Le terme de tremblement que j’ai apprécié dans toute son amplitude dans les lectures récentes d’Edouard Glissantdécrit le monde incertain, celui qui à la fois vibre et bégaie, énonce et se défait, où la force gravitationnelle, les battements d’ailes d’une mésange, le murmure de la pierre et de l’arbre, le souffle de la terre… fondent ensemble les forces et les formes émouvantes qui déplient le temps, auxquelles je souhaite donner forme dans mes œuvres sonores.

Notes

[1] Voir Stefania Caliandro, 2004/3, Empathie et esthésie : un retour aux origines esthétiques. Revue Française de Psychanalyse. Vol. 68, p. 791-800. En ligne, accessible à https://www.cairn.info/revue-francaise-de-psychanalyse-2004-3-page-791.htm/a>

[2] La notion de nature dans le contexte de l’anthropocène semble presque obsolète. En revanche la notion de φυσις, telle qu’elle est envisagée chez les présocratiques, englobant la nature et la physique, désigne tout ce qui est et se meut, tout ce qui se métamorphose dans un flux commun, notion pouvant elle-même englober l’ère appelée l’anthropocène.

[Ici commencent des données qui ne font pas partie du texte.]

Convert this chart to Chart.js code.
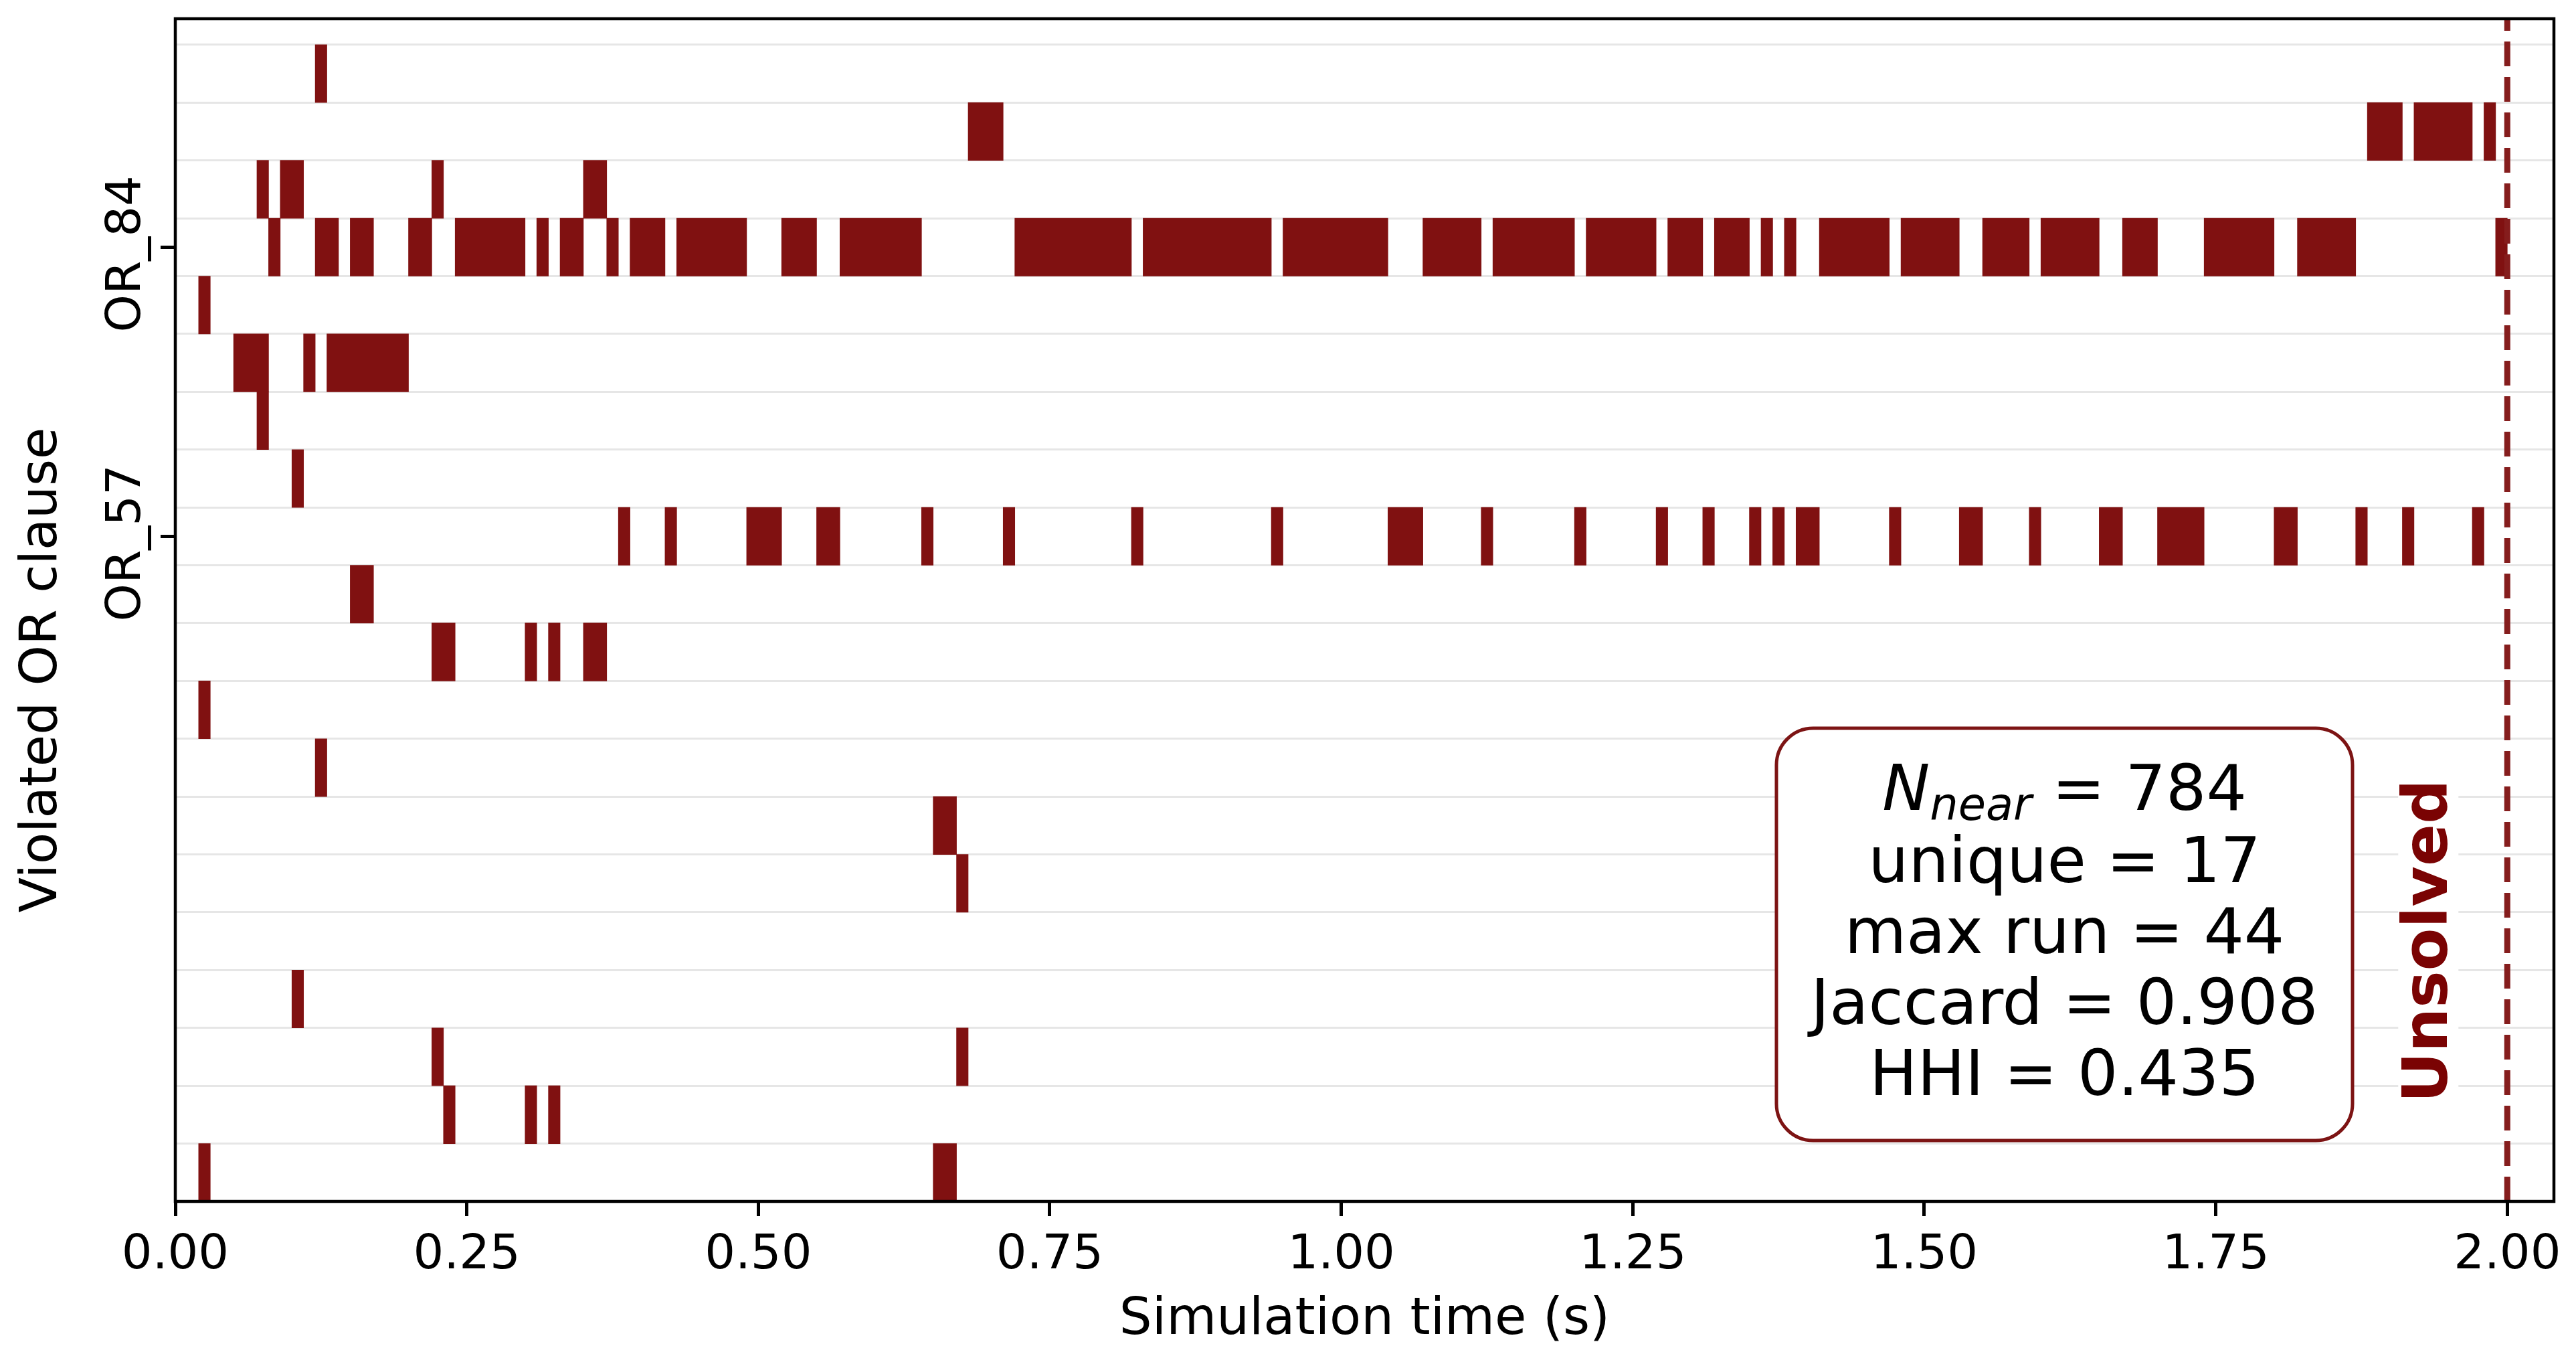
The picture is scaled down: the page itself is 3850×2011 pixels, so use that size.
<!DOCTYPE html>
<html>
<head>
<meta charset="utf-8">
<title>Violated OR clauses over simulation time</title>
<script src="https://cdn.jsdelivr.net/npm/chart.js@4.4.1/dist/chart.umd.min.js"></script>
<style>
  html, body { margin: 0; padding: 0; background: #fff; }
  #wrap { width: 3850px; height: 2011px; }
</style>
</head>
<body>
<div id="wrap"><canvas id="raster" width="3850" height="2011"></canvas></div>
<script>
/* ── data ─────────────────────────────────────────── */

// time axis (s)
const timeTicks = [0, 0.25, 0.5, 0.75, 1.0, 1.25, 1.5, 1.75, 2.0];
const timeMax = 2.04;
const timeLimit = 2.0;

// only two clause rows carry a name on the axis
const labelRows = [3, 8];
const labelNames = ['OR_84', 'OR_57'];

// violation runs per clause row, top to bottom: [start, end] in s
const row00 = [[0.12, 0.13]];
const row01 = [[0.68, 0.71], [1.88, 1.91], [1.92, 1.97], [1.98, 1.99]];
const row02 = [[0.07, 0.08], [0.09, 0.11], [0.22, 0.23], [0.35, 0.37]];
const row03 = [[0.08, 0.09], [0.12, 0.14], [0.15, 0.17], [0.20, 0.22], [0.24, 0.30], [0.31, 0.32],
               [0.33, 0.35], [0.37, 0.38], [0.39, 0.42], [0.43, 0.49], [0.52, 0.55], [0.57, 0.64],
               [0.72, 0.82], [0.83, 0.94], [0.95, 1.04], [1.07, 1.12], [1.13, 1.20], [1.21, 1.27],
               [1.28, 1.31], [1.32, 1.35], [1.36, 1.37], [1.38, 1.39], [1.41, 1.47], [1.48, 1.53],
               [1.55, 1.59], [1.60, 1.65], [1.67, 1.70], [1.74, 1.80], [1.82, 1.87], [1.99, 2.00]];
const row04 = [[0.02, 0.03]];
const row05 = [[0.05, 0.08], [0.11, 0.12], [0.13, 0.20]];
const row06 = [[0.07, 0.08]];
const row07 = [[0.10, 0.11]];
const row08 = [[0.38, 0.39], [0.42, 0.43], [0.49, 0.52], [0.55, 0.57], [0.64, 0.65], [0.71, 0.72],
               [0.82, 0.83], [0.94, 0.95], [1.04, 1.07], [1.12, 1.13], [1.20, 1.21], [1.27, 1.28],
               [1.31, 1.32], [1.35, 1.36], [1.37, 1.38], [1.39, 1.41], [1.47, 1.48], [1.53, 1.55],
               [1.59, 1.60], [1.65, 1.67], [1.70, 1.74], [1.80, 1.82], [1.87, 1.88], [1.91, 1.92],
               [1.97, 1.98]];
const row09 = [[0.15, 0.17]];
const row10 = [[0.22, 0.24], [0.30, 0.31], [0.32, 0.33], [0.35, 0.37]];
const row11 = [[0.02, 0.03]];
const row12 = [[0.12, 0.13]];
const row13 = [[0.65, 0.67]];
const row14 = [[0.67, 0.68]];
const row15 = [];
const row16 = [[0.10, 0.11]];
const row17 = [[0.22, 0.23], [0.67, 0.68]];
const row18 = [[0.23, 0.24], [0.30, 0.31], [0.32, 0.33]];
const row19 = [[0.02, 0.03], [0.65, 0.67]];

const clauseRows = [row00, row01, row02, row03, row04, row05, row06, row07, row08, row09,
                    row10, row11, row12, row13, row14, row15, row16, row17, row18, row19];

// summary box
const nNear = 784;
const statLines = ['unique = 17', 'max run = 44', 'Jaccard = 0.908', 'HHI = 0.435'];

/* ── style ────────────────────────────────────────── */

const FONT = '"DejaVu Sans", "Liberation Sans", sans-serif';
const BAR = '#801111';
const LIMIT = '#851d1d';
const DARK_RED = '#7a0303';
const GRID = '#e6e6e6';

Chart.defaults.font.family = FONT;

const isLabelRow = v => labelRows.includes(v);

const points = clauseRows.flatMap((runs, r) => runs.map(([t0, t1]) => ({ x: [t0, t1], y: r })));

/* ── overlay: limit line, notes, spines, titles ───── */

const overlay = {
  id: 'overlay',
  afterDatasetsDraw(chart) {
    const { ctx, chartArea: a, scales: { x } } = chart;
    const xl = x.getPixelForValue(timeLimit);

    // dashed "time out" line, pattern starts at the bottom
    ctx.save();
    ctx.strokeStyle = LIMIT;
    ctx.lineWidth = 9;
    ctx.setLineDash([37, 16]);
    ctx.beginPath();
    ctx.moveTo(xl, a.bottom);
    ctx.lineTo(xl, a.top);
    ctx.stroke();
    ctx.restore();

    // "Unsolved" tag with white backing
    ctx.save();
    ctx.fillStyle = '#fff';
    ctx.fillRect(xl - 163, 1160, 90, 492);
    ctx.translate(xl - 90, 1406);
    ctx.rotate(-Math.PI / 2);
    ctx.fillStyle = DARK_RED;
    ctx.font = `bold 93px ${FONT}`;
    ctx.textAlign = 'center';
    ctx.textBaseline = 'alphabetic';
    ctx.fillText('Unsolved', 0, 0);
    ctx.restore();

    // summary box
    const bx = 2655, by = 1088, bw = 861, bh = 616;
    ctx.save();
    ctx.beginPath();
    ctx.roundRect(bx, by, bw, bh, 55);
    ctx.fillStyle = '#fff';
    ctx.fill();
    ctx.lineWidth = 5;
    ctx.strokeStyle = '#7d1414';
    ctx.stroke();

    const cx = bx + bw / 2;
    ctx.fillStyle = '#000';
    ctx.textBaseline = 'alphabetic';

    // first line: N_near = 784 (math style)
    const fN = `italic 95px ${FONT}`;
    const fSub = `italic 67px ${FONT}`;
    const fMain = `95px ${FONT}`;
    const rest = ` = ${nNear}`;
    ctx.font = fN; const wN = ctx.measureText('N').width;
    ctx.font = fSub; const wS = ctx.measureText('near').width;
    ctx.font = fMain; const wR = ctx.measureText(rest).width;
    let px = cx - (wN + wS + wR) / 2;
    const base1 = 1210;
    ctx.textAlign = 'left';
    ctx.font = fN; ctx.fillText('N', px, base1); px += wN;
    ctx.font = fSub; ctx.fillText('near', px, base1 + 15); px += wS;
    ctx.font = fMain; ctx.fillText(rest, px, base1);

    ctx.textAlign = 'center';
    statLines.forEach((line, i) => ctx.fillText(line, cx, 1318 + i * 106));
    ctx.restore();
  },
  afterDraw(chart) {
    const { ctx, chartArea: a, scales: { y } } = chart;
    ctx.save();

    // frame
    ctx.strokeStyle = '#000';
    ctx.lineWidth = 4.5;
    ctx.strokeRect(a.left, a.top, a.right - a.left, a.bottom - a.top);

    ctx.fillStyle = '#000';
    ctx.textAlign = 'center';
    ctx.textBaseline = 'alphabetic';

    // rotated clause names
    ctx.font = `72px ${FONT}`;
    labelRows.forEach((r, i) => {
      ctx.save();
      ctx.translate(a.left - 53, y.getPixelForValue(r) + 10);
      ctx.rotate(-Math.PI / 2);
      ctx.fillText(labelNames[i], 0, 0);
      ctx.restore();
    });

    // axis titles
    ctx.font = `77px ${FONT}`;
    ctx.fillText('Simulation time (s)', (a.left + a.right) / 2, 1993);
    ctx.save();
    ctx.translate(84, 1001);
    ctx.rotate(-Math.PI / 2);
    ctx.fillText('Violated OR clause', 0, 0);
    ctx.restore();

    ctx.restore();
  }
};

/* ── chart ────────────────────────────────────────── */

new Chart(document.getElementById('raster'), {
  type: 'bar',
  data: {
    datasets: [{
      data: points,
      backgroundColor: BAR,
      borderWidth: 0,
      barPercentage: 1,
      categoryPercentage: 1
    }]
  },
  options: {
    indexAxis: 'y',
    responsive: false,
    animation: false,
    devicePixelRatio: 1,
    layout: { padding: { top: 28, right: 33, left: 0, bottom: 0 } },
    plugins: { legend: { display: false }, tooltip: { enabled: false } },
    scales: {
      x: {
        type: 'linear',
        position: 'bottom',
        min: 0,
        max: timeMax,
        afterBuildTicks: s => { s.ticks = timeTicks.map(v => ({ value: v })); },
        afterFit: s => { s.height = 216; },
        ticks: {
          callback: v => Number(v).toFixed(2),
          font: { size: 72 },
          color: '#000',
          padding: 16,
          maxRotation: 0,
          autoSkip: false
        },
        grid: { drawOnChartArea: false, drawTicks: true, tickLength: 22, tickWidth: 5, tickColor: '#000' },
        border: { display: false }
      },
      y: {
        type: 'linear',
        position: 'left',
        reverse: true,
        offset: false,
        min: -0.95,
        max: clauseRows.length - 0.5,
        afterBuildTicks: s => {
          const lines = clauseRows.slice(0, -1).map((_, i) => i + 0.5);
          s.ticks = [-0.5, ...lines, ...labelRows].map(v => ({ value: v }));
        },
        afterFit: s => { s.width = 262; },
        ticks: { display: false },
        grid: {
          offset: false,
          drawOnChartArea: true,
          drawTicks: true,
          tickLength: 22,
          color: c => (isLabelRow(c.tick.value) ? 'rgba(0,0,0,0)' : GRID),
          lineWidth: 3,
          tickColor: c => (isLabelRow(c.tick.value) ? '#000' : 'rgba(0,0,0,0)'),
          tickWidth: 5
        },
        border: { display: false }
      }
    }
  },
  plugins: [overlay]
});
</script>
</body>
</html>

[3] Voir Félix Guattari, Qu’est-ce que l’écosophie, 2013, p. 579. Voir aussi Les trois écologies, accessible en ligne à : 1989_Félix+Guattari_Les+Trois+Ecologies.pdf

[4] Voir Gregory Bateson, Vers une écologie de l’esprit, 1977, p. 101, accessible en ligne à :https://inventin.lautre.net/livres/Bateson-Vers-une-ecologie-de-l-esprit.pdf

[5] Je ne parle pas en termes de destinée, mais en termes de force des systèmes de représentation qu’elle propose, de sa présence trans- et inter-disciplinaire, de son efficacité quant à l’accès qu’elle nous donne aux phénomènes physiques temporels. Pour remédiation, voir Jay David et Richard Grusin, 2000, Remediation: Understanding New Media, Londres, MIT Press.

[6] Voir Lorella Abenavoli, 2017, p. 235.

[7] Lors du colloque intitulé « Le temps à l’épreuve des œuvres numériques, les œuvres numériques à l’épreuve du temps » au CIEREC, Université Jean-Monnet, Saint-Étienne, France, les 3 et 4 octobre 2017.